▶ **WORK TO DO**
Scan the material below for the string "chart", and copy every line where it shows up.

▶ **PROVIDED ENTRIES**
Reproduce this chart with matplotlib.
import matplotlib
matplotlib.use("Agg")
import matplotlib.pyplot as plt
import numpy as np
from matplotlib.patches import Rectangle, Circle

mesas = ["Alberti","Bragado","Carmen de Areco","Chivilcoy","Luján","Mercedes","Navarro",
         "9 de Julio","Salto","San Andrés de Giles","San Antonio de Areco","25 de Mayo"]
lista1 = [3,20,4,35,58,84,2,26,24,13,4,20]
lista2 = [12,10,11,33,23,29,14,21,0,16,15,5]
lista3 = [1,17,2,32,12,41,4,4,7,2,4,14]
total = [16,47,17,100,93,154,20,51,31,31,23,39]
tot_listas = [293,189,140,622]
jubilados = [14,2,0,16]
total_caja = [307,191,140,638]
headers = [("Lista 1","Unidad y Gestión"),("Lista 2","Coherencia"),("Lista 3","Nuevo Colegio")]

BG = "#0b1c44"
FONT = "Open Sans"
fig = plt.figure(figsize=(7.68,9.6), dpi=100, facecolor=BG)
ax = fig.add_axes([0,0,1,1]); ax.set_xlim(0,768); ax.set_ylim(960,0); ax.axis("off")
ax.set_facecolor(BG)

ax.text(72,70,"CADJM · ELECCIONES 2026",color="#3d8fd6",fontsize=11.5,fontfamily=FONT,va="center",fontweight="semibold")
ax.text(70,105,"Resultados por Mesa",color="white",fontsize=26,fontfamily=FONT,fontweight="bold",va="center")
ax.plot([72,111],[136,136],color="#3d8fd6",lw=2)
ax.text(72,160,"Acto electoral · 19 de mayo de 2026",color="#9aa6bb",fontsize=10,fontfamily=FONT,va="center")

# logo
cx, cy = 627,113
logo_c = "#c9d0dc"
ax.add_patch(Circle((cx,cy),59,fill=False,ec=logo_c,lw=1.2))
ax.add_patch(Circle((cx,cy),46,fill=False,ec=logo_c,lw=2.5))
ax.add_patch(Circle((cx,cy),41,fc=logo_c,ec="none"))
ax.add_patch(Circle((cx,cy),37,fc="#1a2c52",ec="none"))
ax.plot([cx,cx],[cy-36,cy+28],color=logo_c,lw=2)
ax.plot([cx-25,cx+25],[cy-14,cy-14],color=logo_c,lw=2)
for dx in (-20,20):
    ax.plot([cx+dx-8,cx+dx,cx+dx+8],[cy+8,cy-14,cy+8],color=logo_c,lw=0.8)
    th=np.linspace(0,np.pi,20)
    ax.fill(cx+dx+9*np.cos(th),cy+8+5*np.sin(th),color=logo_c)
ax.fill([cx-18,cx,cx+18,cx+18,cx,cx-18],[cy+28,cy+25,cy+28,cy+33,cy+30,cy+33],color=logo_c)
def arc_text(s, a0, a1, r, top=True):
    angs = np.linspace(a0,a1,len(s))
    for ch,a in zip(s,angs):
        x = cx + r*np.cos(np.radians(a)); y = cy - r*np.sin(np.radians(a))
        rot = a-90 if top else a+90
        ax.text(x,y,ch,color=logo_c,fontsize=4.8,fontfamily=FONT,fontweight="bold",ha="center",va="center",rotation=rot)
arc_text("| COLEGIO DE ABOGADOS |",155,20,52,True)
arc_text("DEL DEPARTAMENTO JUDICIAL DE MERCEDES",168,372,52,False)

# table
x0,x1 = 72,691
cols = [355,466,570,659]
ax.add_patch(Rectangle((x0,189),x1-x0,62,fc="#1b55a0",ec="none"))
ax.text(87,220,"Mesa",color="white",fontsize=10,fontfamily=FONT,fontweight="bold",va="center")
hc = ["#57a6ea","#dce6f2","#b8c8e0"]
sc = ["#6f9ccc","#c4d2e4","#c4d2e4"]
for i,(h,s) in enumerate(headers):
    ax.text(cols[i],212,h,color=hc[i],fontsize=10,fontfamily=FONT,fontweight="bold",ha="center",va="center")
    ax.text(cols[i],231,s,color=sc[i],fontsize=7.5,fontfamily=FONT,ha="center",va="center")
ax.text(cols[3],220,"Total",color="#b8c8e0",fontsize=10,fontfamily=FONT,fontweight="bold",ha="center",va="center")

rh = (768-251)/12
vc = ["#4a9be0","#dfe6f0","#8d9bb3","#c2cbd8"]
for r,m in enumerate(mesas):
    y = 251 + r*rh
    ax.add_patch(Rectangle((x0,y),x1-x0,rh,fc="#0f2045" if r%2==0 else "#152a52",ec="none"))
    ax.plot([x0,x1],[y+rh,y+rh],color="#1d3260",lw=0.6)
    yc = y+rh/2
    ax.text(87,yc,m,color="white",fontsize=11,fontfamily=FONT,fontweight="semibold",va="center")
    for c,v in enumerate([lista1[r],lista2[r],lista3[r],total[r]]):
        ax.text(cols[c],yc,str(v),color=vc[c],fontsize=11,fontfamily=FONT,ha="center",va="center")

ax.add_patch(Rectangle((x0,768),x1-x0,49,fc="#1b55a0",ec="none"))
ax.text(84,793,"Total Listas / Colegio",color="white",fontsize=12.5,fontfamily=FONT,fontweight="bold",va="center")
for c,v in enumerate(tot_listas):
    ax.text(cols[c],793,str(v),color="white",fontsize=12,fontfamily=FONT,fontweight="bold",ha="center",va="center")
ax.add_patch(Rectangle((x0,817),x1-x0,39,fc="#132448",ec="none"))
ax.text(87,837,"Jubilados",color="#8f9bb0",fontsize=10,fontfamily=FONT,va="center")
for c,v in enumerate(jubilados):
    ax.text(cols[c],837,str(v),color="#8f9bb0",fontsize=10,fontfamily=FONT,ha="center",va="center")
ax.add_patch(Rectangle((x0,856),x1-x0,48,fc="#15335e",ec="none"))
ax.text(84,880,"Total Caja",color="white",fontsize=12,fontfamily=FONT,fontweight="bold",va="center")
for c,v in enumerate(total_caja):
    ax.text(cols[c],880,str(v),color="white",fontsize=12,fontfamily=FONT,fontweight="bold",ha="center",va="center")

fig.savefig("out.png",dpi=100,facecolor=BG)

---

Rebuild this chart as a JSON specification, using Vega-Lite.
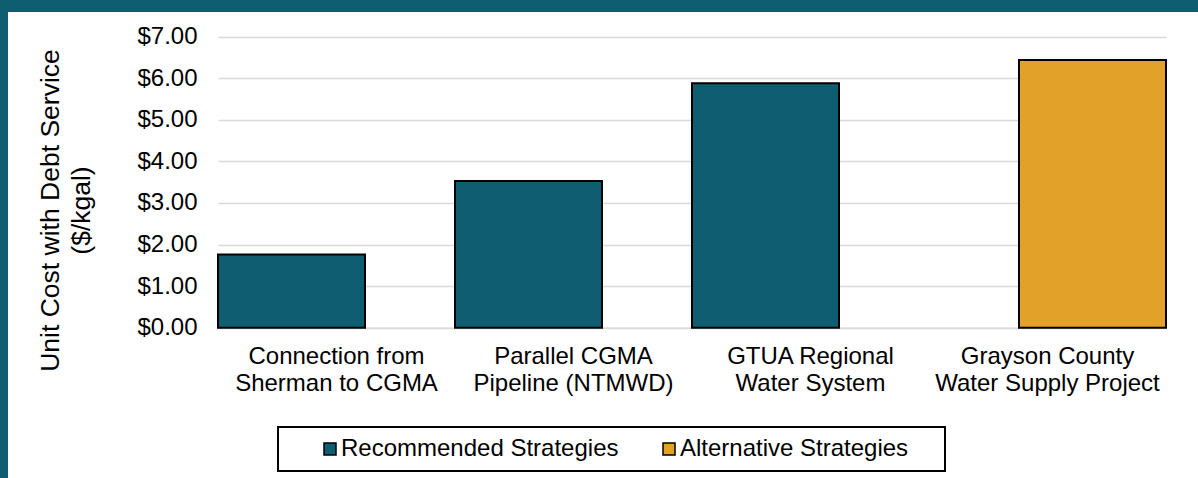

▶ **FINAL RESULT**
Reproduce this chart with matplotlib.
Rebuild this chart as a JSON specification, using Vega-Lite.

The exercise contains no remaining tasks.